Newswise — Temple University Beasley School of Law has announced a new gift of $1.5 million to the law school from the Sheller Family Foundation in support of the Sheller Center for Social Justice, bringing the Sheller Foundation’s total commitment to the Center to $3 million. “We are profoundly grateful, both for Stephen and Sandy’s generosity and for their continued confidence in the great work of the Sheller Center,” said Dean Gregory N. Mandel. “With this new gift, we will be able to amplify the work of the Center with meaningful impact in some of our most vulnerable communities, and to ensure the sustainability of the Center, its work, and its role in our students’ legal education.”

The Sheller Center has already had significant impact for working-class and immigrant communities, collaborating with partner organizations to tackle issues like wage theft, language access in the courts, the costs of juvenile incarceration, cash bail reform, and detention of immigrant families at the Berks County Residential Center. Mandel expressed enthusiasm for what this new gift could make possible. “This gift will have a ripple effect,” he said. “The Sheller Center will be able to continue to engage students in assisting more individual clients and communities, and the work they do together will impact policies and change laws at the regional and national levels. But even more broadly than that, it will give life, in the next generation of lawyers, to a new vision of what lawyers can do to pursue social justice and our democratic ideals.”

In addition to strengthening the Center, said Dean Mandel, the gift will enable the creation of an endowed professorship in public interest law. This professorship will support faculty research in areas of public interest law and social justice, and provide synergies between this work and the Sheller Center.

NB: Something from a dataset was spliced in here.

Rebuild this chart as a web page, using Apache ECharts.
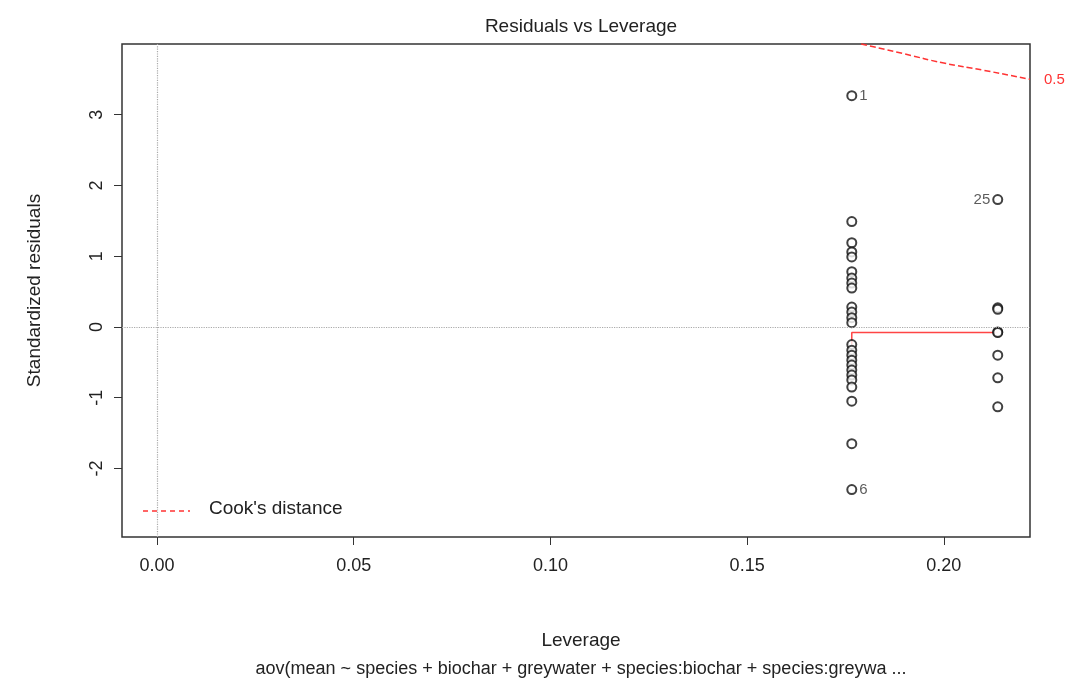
<!DOCTYPE html>
<html><head><meta charset="utf-8">
<script src="https://cdn.jsdelivr.net/npm/echarts@6/dist/echarts.min.js"></script>
<style>html,body{margin:0;padding:0;background:#fff}#c{width:1065px;height:679px}</style>
</head><body><div id="c"></div>
<script>
// leverage values of the two groups
const levA = 0.1766;
const levB = 0.2137;
// standardized residuals
const residA = [3.27, 1.49, 1.19, 1.06, 0.99, 0.78, 0.69, 0.62, 0.55, 0.28, 0.21, 0.13, 0.06,
  -0.25, -0.33, -0.40, -0.47, -0.54, -0.61, -0.68, -0.75, -0.85, -1.05, -1.65, -2.3];
const residB = [1.80, 0.27, 0.25, -0.07, -0.08, -0.40, -0.72, -1.13];
const labelsA = {0: '1', 24: '6'};
const labelsB = {0: '25'};
const smoothLine = [[levA, -0.25], [levA, -0.08], [levB, -0.08]];
const cooks05 = [[0.179, 4.0], [0.19, 3.86], [0.2, 3.73], [0.21, 3.63], [0.2219, 3.5]];
const xTicks = [0, 0.05, 0.10, 0.15, 0.20];
const yTicks = [-2, -1, 0, 1, 2, 3];

const font = 'Liberation Sans';
function pts(lev, arr, labels, pos) {
  return arr.map((v, i) => {
    const d = {value: [lev, v]};
    if (labels[i]) d.label = {show: true, formatter: labels[i], position: pos, color: '#333', fontSize: 15, fontFamily: font, distance: 2};
    return d;
  });
}
const chart = echarts.init(document.getElementById('c'));
chart.setOption({
  animation: false,
  title: [
    {text: 'Residuals vs Leverage', left: 576, top: 12, textAlign: 'center', textStyle: {fontSize: 19, fontWeight: 'normal', color: '#222', fontFamily: font}},
    {text: 'Leverage', left: 576, top: 626, textAlign: 'center', textStyle: {fontSize: 19, fontWeight: 'normal', color: '#222', fontFamily: font}},
    {text: 'aov(mean ~ species + biochar + greywater + species:biochar + species:greywa ...', left: 576, top: 655, textAlign: 'center', textStyle: {fontSize: 18, fontWeight: 'normal', color: '#222', fontFamily: font}}
  ],
  grid: {left: 122, right: 35, top: 44, bottom: 142, show: true, borderColor: '#333', borderWidth: 1.5},
  xAxis: {
    type: 'value', min: -0.0089, max: 0.2219,
    splitLine: {show: false}, axisLine: {show: false, onZero: false},
    axisTick: {show: true, length: 8, customValues: xTicks, lineStyle: {color: '#333'}},
    axisLabel: {customValues: xTicks, formatter: v => v.toFixed(2), fontSize: 18, color: '#222', fontFamily: font, margin: 20}
  },
  yAxis: {
    type: 'value', min: -2.97, max: 4.0,
    name: 'Standardized residuals', nameLocation: 'middle', nameGap: 78,
    nameTextStyle: {fontSize: 19, color: '#222', fontFamily: font},
    splitLine: {show: false}, axisLine: {show: false, onZero: false},
    axisTick: {show: true, length: 8, customValues: yTicks, lineStyle: {color: '#333'}},
    axisLabel: {customValues: yTicks, rotate: 90, fontSize: 18, color: '#222', fontFamily: font, margin: 16}
  },
  graphic: [
    {type: 'line', shape: {x1: 143, y1: 511, x2: 190, y2: 511}, style: {stroke: '#f33', lineWidth: 1.5, lineDash: [5, 4]}},
    {type: 'text', left: 209, top: 499, style: {text: "Cook's distance", fontSize: 19, fill: '#222', fontFamily: font}}
  ],
  series: [
    {type: 'scatter', symbol: 'emptyCircle', symbolSize: 9, itemStyle: {color: '#111', borderColor: '#111', borderWidth: 1.3},
      data: pts(levA, residA, labelsA, 'right').concat(pts(levB, residB, labelsB, 'left')),
      markLine: {silent: true, symbol: 'none', label: {show: false}, lineStyle: {color: '#aaa', type: 'dotted', width: 1.2},
        data: [{xAxis: 0}, {yAxis: 0}]}},
    {type: 'line', data: smoothLine, symbol: 'none', lineStyle: {color: '#f44', width: 1.5}, z: 1},
    {type: 'line', name: "Cook's distance", data: cooks05, symbol: 'none', smooth: true, clip: false,
      lineStyle: {color: '#f33', width: 1.5, type: 'dashed'},
      endLabel: {show: true, formatter: '0.5', color: '#f33', fontSize: 15, fontFamily: font, offset: [6, 0]}}
  ]
});
</script></body></html>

Offering students insight into their own ability to impact communities was an important part of the gift, said Sandy Sheller. “One of our purposes in creating the Sheller Center has been to teach students what’s possible; that they can create change,” she said. “Part of what sets Temple Law apart is that the students who come here are grounded in the real world. They understand struggle, and want to turn the axis toward justice. We want to be part of their education in how to do that.”

The Sheller Center’s impact on students has already been transformative. As one alumna of Temple Law, Mary Beth Schluckebier, shared about her law school experience: “Working with the Sheller Center has probably been the most formative experience I’ve had at Temple as a future lawyer, and more importantly, as an advocate, a justice-seeker, and a person.” “The Sheller Center provides students with the opportunity to explore social justice work while serving local communities,” said Professor Jennifer Lee, whose Social Justice Lawyering Clinic is housed at the Center. “We emphasize not only the approach of working in collaboration with communities but also teach students about advocacy work that falls outside of the traditional view of ‘lawyering.’”

For the Shellers, whose philanthropy touches communities throughout Philadelphia, the focus is on making concrete change in the lives of those who struggle. “It’s about giving people hope,” said Stephen Sheller. “When I look at the North Broad Street corridor, I see so much potential, even where others have seen so much despair. We want to get the students involved in making that hope grow.”

 About the Sheller Center for Social Justice

The Sheller Center was created in 2013 through a $1.5 million gift from Stephen and Sandra Sheller. Building on Temple’s long-standing and deep commitment to social justice, the Sheller Center works in collaboration with Temple Law faculty and students, community groups, the Philadelphia and Pennsylvania legal communities, and other schools and departments within Temple University to improve access to justice for underserved populations in Philadelphia and across Pennsylvania. In the five years since its creation, the Center has seen tremendous success, transforming the lives of individual clients and communities and impacting policy at the regional and national levels. The Center was the recipient of the 2017 Clinical Legal Education Association Award for Excellence in a Public Interest Case or Project for work done by students in its Justice Lab clinic toward ending the practice of billing parents for the cost of their children’s’ incarceration, just one of several high-impact projects undertaken by students at the Center.

About the Sheller Family Foundation

Throughout nearly five decades of service, Stephen and Sandra Sheller have been committed to improving lives and promoting positive social change; especially for those who are disenfranchised, underprivileged, and underserved. Guided by the values of justice, fairness, opportunity, empowerment, and advancement, they have sought to expose and eradicate injustice; enhance opportunities and healing for individuals, families, and communities; and strengthen children’s and families’ futures.

Sandy Sheller is an active civic leader, philanthropist, Licensed Professional Counselor, Board Certified Art Therapist, and Family Therapist. She has been influential in advancing trauma-informed therapeutic practices, working with families experiencing homelessness, addressing economic and social disparity, and in service to higher education.

Stephen Sheller is an unrelenting advocate for justice for this country. He has done well by doing good and taking cases in which he believes, from his representation of the Black Panthers and women experiencing gender-based pay inequity, to novel consumer fraud litigation, to filing the first legal challenge in Bush v. Gore. He has litigated pharmaceutical product liability claims for hundreds of young boys who developed the serious, debilitating side effect of gynecomastia while taking Risperdal. He also litigates fraud and False Claims Act violations through whistleblowers who seek his expertise. He has garnered more than $6 billion for the U.S. Government and taxpayers.